-- Given exercise --
Pictures in the data should be dropped; transcribe exactly the lines from the one that has "Generate a Python script that draws this with Plotly." through the one that has "import pandas as pd".

-- Rows from a dataset of charts and code --
--

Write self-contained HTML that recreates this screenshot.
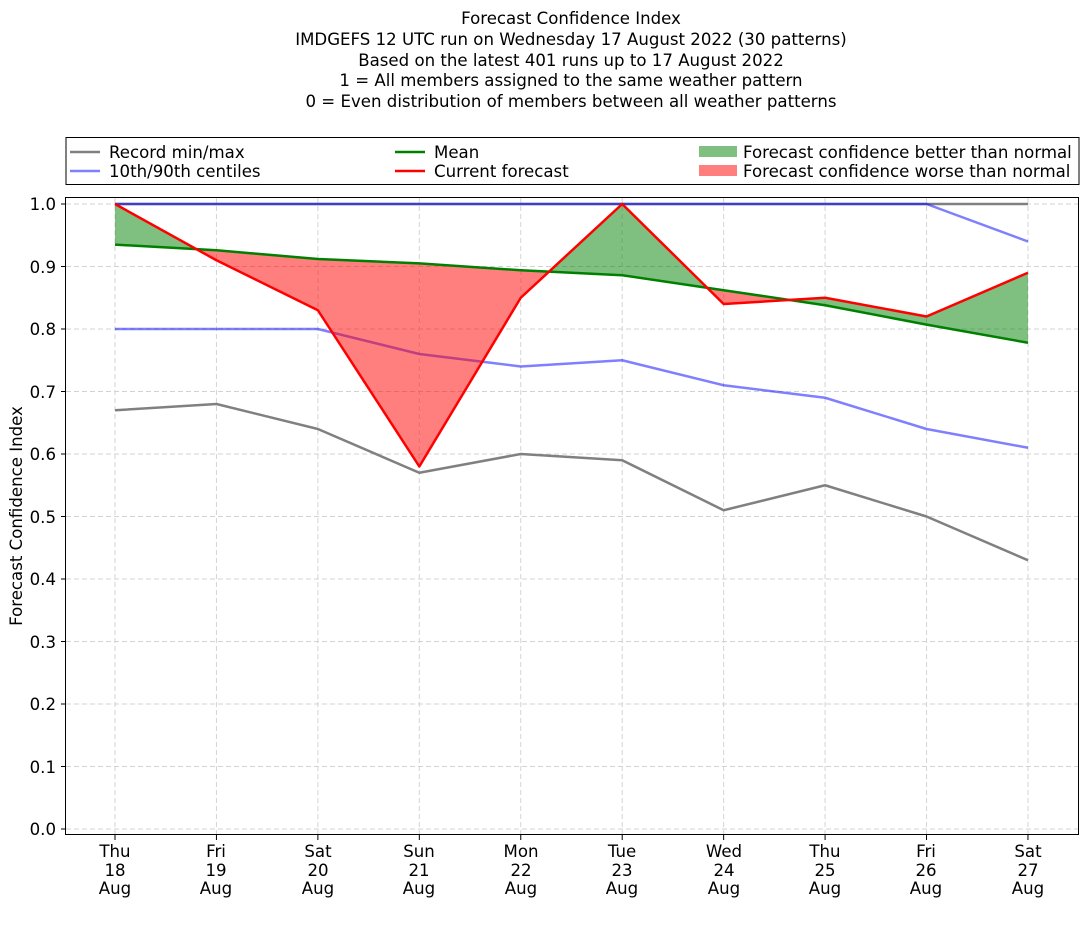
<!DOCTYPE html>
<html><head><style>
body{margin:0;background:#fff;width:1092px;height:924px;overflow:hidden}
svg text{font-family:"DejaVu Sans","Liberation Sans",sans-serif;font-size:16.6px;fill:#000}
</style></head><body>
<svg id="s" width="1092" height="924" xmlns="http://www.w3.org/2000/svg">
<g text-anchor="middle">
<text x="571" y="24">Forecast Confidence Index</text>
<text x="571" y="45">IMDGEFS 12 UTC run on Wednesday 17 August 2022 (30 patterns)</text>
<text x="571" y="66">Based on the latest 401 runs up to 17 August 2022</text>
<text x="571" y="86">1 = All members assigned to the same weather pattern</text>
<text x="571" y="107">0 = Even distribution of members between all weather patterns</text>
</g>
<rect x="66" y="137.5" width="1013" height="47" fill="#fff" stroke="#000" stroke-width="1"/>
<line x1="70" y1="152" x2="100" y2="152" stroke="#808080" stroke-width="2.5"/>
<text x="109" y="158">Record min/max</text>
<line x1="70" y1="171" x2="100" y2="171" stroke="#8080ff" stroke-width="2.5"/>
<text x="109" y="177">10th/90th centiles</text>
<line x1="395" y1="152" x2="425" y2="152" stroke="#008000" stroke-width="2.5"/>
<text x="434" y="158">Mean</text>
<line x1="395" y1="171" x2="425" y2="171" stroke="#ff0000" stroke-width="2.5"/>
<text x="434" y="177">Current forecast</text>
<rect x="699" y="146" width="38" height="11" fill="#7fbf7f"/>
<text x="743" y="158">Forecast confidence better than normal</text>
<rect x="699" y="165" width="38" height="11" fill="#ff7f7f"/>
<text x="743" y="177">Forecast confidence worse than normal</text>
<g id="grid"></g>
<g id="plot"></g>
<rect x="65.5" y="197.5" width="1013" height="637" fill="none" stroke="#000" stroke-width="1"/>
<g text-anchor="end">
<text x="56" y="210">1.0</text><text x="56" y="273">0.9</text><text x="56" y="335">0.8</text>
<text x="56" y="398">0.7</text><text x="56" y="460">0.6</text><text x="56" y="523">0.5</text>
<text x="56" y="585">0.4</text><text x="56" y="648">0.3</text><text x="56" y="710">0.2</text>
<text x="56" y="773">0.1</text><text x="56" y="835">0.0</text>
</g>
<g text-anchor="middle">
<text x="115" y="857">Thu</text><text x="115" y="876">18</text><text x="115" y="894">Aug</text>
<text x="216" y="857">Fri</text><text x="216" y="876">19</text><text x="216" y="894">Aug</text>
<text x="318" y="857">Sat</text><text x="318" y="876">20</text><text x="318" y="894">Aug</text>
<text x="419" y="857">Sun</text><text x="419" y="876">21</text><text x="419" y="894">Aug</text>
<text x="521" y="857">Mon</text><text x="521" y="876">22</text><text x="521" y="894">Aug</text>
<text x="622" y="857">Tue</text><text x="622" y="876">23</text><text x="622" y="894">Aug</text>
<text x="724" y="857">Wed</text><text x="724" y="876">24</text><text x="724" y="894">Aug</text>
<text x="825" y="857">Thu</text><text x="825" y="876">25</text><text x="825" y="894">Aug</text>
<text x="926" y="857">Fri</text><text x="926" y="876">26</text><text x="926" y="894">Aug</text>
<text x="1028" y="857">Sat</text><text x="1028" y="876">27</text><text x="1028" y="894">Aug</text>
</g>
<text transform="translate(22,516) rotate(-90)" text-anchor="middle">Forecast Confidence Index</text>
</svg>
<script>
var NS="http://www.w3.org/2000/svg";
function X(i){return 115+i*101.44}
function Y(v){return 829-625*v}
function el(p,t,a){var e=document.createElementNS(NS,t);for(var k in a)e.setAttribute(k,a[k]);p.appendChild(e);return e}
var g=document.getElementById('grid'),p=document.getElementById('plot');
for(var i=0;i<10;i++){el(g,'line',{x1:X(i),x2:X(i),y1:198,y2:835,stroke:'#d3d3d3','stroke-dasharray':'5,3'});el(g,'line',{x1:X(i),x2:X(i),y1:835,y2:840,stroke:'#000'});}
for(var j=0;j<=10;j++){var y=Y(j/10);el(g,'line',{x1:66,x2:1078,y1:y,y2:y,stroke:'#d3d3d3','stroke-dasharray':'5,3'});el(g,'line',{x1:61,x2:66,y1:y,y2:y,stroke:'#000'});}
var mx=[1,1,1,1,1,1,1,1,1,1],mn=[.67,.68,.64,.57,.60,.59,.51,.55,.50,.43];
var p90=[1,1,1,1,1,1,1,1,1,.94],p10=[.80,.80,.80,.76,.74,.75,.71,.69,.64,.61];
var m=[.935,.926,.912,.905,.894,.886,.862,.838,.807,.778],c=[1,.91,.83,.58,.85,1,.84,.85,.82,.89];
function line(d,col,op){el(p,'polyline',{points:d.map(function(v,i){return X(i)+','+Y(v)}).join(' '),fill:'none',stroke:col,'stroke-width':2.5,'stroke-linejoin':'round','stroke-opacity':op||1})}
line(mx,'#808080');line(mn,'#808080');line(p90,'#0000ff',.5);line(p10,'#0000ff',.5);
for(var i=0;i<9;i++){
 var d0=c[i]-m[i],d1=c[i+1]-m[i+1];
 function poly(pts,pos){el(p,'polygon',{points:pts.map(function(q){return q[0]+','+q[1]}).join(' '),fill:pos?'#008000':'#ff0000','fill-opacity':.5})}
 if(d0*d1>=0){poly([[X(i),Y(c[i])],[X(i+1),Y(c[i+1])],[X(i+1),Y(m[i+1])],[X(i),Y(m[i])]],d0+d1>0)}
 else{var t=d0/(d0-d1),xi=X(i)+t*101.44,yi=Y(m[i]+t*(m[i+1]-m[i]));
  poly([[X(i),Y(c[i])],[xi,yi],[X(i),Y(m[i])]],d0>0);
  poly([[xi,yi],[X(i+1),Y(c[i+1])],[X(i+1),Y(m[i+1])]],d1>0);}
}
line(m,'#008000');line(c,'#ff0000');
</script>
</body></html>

--

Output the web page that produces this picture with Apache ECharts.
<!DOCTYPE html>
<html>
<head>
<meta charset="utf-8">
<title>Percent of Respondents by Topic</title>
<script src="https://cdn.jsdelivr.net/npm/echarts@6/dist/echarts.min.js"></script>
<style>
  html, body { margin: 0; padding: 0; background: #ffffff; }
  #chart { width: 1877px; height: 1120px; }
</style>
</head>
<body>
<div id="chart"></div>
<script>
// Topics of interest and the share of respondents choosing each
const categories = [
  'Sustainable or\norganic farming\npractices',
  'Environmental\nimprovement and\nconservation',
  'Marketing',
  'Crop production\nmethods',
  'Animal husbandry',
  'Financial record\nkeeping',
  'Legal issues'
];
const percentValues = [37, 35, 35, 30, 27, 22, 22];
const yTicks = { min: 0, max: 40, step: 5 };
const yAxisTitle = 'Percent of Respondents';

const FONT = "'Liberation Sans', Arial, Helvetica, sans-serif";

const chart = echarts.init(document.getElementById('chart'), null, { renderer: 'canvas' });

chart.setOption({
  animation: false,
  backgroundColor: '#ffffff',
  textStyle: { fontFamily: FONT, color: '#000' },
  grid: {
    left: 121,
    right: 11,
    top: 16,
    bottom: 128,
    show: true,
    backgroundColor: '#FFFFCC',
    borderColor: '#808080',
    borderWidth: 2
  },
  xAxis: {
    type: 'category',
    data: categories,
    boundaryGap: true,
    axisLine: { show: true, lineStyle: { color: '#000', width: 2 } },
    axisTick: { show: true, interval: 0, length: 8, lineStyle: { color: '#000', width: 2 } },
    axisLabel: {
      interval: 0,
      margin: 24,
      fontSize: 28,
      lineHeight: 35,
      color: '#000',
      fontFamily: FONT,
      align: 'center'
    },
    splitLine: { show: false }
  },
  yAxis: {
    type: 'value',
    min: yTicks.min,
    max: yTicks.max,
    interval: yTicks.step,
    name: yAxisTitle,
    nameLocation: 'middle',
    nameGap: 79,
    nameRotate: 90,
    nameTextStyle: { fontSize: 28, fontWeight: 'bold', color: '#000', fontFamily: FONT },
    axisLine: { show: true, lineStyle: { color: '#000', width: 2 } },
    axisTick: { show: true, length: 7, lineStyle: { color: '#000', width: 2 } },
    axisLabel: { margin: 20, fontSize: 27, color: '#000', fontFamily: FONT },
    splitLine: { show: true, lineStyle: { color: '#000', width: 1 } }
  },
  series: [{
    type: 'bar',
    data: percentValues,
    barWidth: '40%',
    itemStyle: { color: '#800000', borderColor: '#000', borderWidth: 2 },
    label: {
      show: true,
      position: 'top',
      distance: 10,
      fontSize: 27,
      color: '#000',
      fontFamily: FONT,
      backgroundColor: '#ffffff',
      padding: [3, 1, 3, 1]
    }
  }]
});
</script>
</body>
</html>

--

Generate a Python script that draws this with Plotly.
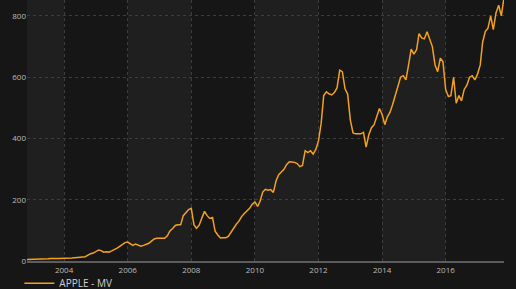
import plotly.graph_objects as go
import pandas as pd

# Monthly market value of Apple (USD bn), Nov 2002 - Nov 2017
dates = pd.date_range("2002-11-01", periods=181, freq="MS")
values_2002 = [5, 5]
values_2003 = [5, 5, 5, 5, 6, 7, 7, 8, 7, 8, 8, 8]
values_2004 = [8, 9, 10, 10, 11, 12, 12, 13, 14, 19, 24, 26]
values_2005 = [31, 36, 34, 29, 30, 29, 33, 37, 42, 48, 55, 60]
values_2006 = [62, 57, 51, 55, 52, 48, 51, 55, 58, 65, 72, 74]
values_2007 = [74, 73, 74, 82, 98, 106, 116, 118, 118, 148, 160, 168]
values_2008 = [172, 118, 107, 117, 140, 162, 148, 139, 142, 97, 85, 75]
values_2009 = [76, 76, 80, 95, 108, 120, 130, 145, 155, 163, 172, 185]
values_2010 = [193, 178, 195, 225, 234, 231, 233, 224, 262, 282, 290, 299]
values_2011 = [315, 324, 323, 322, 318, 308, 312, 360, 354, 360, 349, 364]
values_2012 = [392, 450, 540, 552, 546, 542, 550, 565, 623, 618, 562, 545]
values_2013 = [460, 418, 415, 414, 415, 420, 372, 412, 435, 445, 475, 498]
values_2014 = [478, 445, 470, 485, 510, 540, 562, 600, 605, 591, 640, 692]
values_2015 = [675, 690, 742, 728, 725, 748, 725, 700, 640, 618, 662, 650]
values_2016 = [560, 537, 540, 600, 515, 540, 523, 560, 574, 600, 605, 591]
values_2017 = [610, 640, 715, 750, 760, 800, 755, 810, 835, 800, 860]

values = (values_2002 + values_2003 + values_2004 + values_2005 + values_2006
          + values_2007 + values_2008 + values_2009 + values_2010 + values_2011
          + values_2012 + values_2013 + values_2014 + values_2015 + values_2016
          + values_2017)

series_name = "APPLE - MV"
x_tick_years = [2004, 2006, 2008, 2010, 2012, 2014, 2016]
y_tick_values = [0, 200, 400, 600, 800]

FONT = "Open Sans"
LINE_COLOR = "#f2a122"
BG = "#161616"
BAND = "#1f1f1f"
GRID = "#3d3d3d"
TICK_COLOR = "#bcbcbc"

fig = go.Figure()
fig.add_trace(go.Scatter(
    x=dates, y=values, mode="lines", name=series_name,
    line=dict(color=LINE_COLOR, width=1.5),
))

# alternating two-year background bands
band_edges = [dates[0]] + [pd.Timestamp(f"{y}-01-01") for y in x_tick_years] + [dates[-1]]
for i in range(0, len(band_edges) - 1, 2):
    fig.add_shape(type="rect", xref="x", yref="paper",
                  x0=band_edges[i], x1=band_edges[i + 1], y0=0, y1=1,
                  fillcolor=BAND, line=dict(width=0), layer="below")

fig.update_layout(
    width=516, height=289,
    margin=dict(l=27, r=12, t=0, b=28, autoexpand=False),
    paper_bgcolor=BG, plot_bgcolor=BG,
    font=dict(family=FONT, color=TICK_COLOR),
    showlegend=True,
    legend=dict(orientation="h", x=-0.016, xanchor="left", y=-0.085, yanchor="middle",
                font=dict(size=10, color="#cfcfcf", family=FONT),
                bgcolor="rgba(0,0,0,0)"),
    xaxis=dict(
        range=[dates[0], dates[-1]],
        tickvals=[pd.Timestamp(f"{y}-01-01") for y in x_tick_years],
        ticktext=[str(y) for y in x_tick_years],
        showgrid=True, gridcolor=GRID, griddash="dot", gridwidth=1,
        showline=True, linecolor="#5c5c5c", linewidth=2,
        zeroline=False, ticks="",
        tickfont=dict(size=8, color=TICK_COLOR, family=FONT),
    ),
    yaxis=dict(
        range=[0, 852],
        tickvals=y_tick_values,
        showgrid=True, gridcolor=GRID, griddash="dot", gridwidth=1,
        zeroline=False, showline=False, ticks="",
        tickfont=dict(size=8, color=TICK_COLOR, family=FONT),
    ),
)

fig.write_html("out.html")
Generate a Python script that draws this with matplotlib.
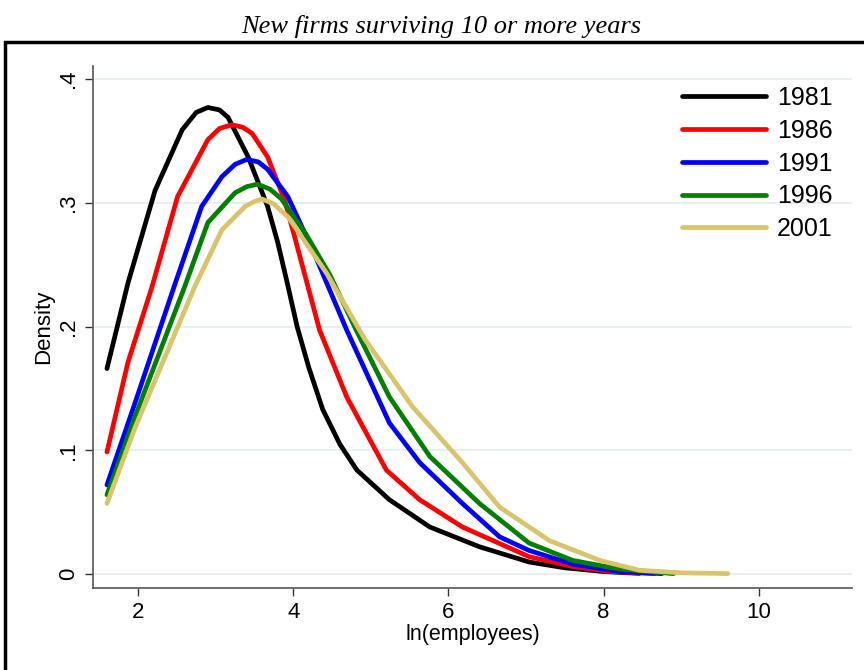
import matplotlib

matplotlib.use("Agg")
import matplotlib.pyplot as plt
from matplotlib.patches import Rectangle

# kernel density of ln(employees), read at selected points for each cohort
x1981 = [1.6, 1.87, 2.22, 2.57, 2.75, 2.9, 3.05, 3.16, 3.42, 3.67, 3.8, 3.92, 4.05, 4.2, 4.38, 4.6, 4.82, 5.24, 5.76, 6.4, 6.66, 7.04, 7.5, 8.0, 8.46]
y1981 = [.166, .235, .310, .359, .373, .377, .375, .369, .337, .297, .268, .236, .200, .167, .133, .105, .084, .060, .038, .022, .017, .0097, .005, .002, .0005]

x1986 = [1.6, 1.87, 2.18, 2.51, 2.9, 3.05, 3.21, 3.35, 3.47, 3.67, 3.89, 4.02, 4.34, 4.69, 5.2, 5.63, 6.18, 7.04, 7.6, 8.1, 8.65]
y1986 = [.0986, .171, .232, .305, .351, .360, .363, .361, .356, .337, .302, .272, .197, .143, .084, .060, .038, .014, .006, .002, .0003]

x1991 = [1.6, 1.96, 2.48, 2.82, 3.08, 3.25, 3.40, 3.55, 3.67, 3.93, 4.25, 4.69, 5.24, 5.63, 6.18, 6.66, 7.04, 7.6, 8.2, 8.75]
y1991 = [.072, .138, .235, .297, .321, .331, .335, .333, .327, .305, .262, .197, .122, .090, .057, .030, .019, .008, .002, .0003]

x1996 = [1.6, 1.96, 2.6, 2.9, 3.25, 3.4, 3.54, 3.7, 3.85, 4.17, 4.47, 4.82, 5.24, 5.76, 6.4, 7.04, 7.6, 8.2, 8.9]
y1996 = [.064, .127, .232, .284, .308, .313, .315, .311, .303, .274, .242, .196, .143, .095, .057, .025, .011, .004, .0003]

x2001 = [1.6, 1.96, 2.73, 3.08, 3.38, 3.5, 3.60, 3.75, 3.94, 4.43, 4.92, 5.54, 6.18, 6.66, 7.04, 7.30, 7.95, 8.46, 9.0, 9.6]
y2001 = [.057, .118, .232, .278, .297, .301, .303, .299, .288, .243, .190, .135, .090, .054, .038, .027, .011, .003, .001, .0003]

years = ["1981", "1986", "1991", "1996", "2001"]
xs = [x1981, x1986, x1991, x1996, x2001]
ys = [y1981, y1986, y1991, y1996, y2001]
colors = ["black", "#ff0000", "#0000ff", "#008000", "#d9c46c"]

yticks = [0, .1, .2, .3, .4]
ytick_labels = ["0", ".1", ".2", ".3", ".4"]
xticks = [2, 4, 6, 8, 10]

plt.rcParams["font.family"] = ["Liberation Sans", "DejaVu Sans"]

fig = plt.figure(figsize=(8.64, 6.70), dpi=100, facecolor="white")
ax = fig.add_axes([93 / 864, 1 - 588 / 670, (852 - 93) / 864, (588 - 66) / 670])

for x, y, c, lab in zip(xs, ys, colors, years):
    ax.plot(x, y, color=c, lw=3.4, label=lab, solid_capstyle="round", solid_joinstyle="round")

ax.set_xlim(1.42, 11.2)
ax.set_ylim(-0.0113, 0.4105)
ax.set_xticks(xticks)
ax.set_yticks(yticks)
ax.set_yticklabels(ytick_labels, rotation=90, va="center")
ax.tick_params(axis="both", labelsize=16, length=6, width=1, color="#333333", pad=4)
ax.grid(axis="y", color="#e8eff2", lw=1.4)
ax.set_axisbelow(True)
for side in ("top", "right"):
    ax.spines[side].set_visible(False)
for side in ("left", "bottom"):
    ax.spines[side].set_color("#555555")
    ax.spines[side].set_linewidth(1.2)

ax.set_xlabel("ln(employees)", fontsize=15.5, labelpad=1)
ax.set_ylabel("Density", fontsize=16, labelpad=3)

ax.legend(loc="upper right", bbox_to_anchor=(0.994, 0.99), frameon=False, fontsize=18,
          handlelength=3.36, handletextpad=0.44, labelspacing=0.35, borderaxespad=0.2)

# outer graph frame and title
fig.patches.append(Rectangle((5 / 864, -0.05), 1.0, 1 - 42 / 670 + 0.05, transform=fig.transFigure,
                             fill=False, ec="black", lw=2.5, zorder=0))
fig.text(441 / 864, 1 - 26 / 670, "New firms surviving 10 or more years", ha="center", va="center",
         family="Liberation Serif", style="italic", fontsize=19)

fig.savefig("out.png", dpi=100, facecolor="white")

--

-- Task response --
Generate a Python script that draws this with Plotly.
import plotly.graph_objects as go
import pandas as pd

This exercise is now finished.